Given problem:
Working from the top of the listing below, retype each line through the line containing "import seaborn as sns", both included, with no pictures.
** start of Records for processing **
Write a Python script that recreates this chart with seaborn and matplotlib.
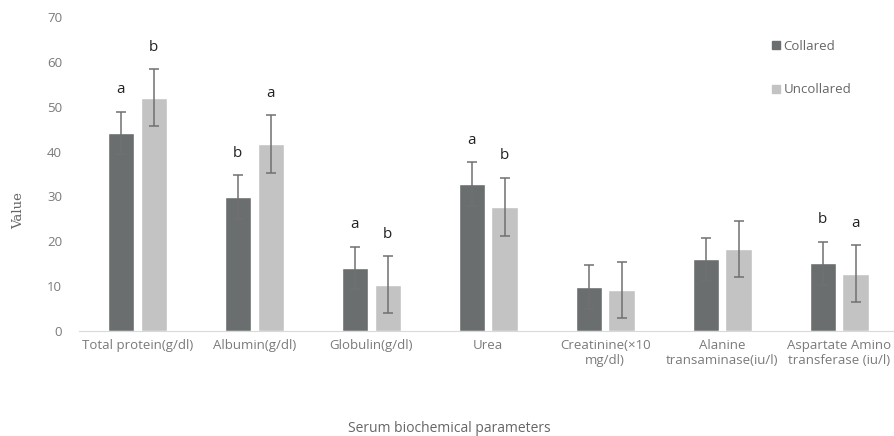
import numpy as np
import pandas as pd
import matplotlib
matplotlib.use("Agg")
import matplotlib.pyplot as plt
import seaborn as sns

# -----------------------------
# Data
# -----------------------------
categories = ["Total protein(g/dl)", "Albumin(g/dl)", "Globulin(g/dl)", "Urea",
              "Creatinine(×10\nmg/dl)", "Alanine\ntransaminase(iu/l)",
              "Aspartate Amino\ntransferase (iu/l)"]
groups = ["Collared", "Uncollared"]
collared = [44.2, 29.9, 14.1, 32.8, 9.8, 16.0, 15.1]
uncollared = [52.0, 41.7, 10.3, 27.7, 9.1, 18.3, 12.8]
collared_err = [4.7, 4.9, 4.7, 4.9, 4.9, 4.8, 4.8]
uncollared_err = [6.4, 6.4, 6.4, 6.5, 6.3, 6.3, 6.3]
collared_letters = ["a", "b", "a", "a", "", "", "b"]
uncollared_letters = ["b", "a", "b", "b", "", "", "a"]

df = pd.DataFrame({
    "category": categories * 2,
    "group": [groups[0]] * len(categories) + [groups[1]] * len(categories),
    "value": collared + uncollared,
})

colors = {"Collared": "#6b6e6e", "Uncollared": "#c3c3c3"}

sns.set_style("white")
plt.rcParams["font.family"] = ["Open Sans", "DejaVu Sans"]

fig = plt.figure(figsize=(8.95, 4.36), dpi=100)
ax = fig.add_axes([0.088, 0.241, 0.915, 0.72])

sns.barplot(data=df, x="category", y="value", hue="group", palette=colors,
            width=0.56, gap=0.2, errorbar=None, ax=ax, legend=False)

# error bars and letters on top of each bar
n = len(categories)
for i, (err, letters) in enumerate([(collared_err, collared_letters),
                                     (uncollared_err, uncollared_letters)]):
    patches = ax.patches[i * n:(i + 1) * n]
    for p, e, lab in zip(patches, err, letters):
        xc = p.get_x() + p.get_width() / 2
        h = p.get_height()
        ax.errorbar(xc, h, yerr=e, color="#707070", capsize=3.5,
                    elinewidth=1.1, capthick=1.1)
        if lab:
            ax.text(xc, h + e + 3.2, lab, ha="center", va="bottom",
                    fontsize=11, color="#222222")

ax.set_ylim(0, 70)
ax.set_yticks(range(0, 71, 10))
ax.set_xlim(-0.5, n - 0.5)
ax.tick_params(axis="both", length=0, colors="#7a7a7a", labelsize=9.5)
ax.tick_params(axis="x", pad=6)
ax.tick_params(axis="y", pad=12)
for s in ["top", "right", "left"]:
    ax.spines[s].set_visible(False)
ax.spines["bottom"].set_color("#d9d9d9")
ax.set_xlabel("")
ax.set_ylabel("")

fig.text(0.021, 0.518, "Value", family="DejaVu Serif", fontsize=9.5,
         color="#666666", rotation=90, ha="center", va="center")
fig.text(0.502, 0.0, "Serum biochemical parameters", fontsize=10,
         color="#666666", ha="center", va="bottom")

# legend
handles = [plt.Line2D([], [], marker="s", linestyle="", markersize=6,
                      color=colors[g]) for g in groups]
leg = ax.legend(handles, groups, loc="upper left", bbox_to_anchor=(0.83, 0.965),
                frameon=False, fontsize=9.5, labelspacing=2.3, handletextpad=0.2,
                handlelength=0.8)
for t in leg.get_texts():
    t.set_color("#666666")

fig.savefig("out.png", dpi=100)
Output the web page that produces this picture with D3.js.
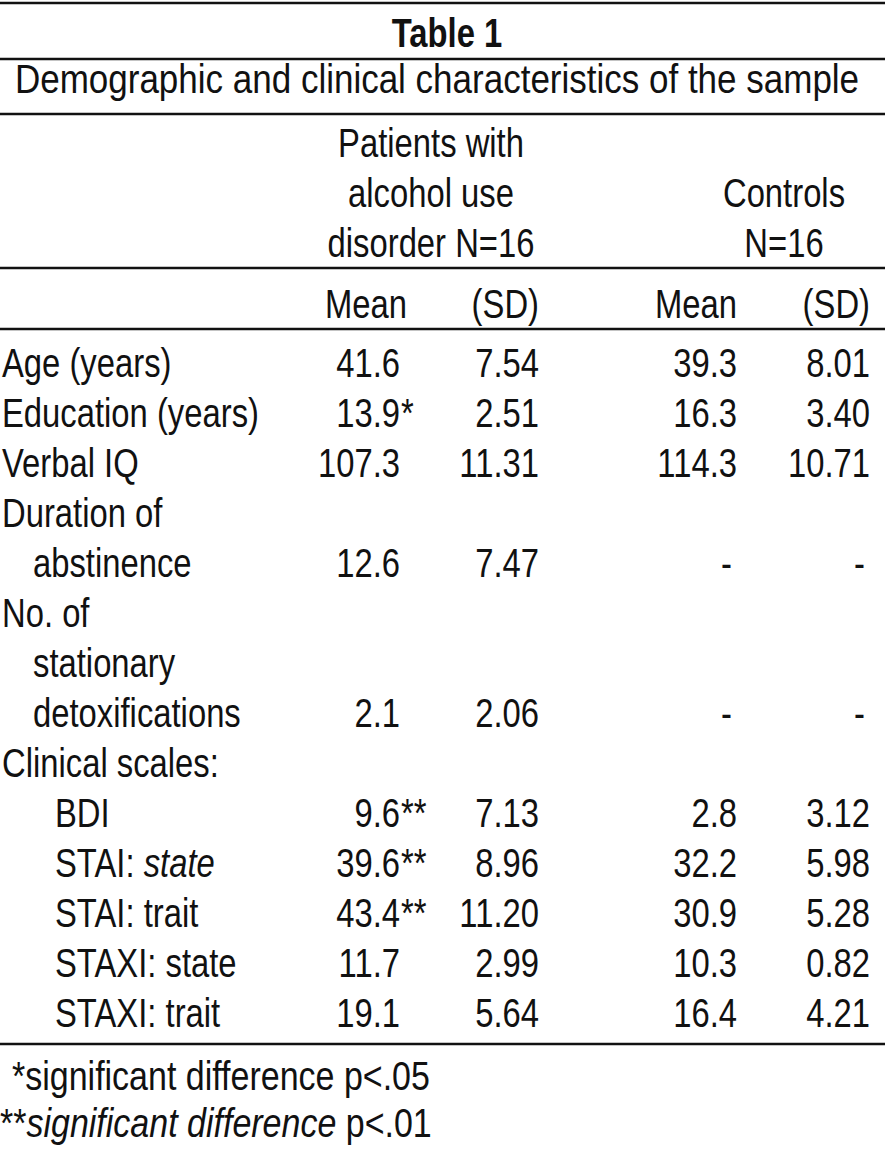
** end of Records for processing **
Full solution:
Write a Python script that recreates this chart with seaborn and matplotlib.
import numpy as np
import pandas as pd
import matplotlib
matplotlib.use("Agg")
import matplotlib.pyplot as plt
import seaborn as sns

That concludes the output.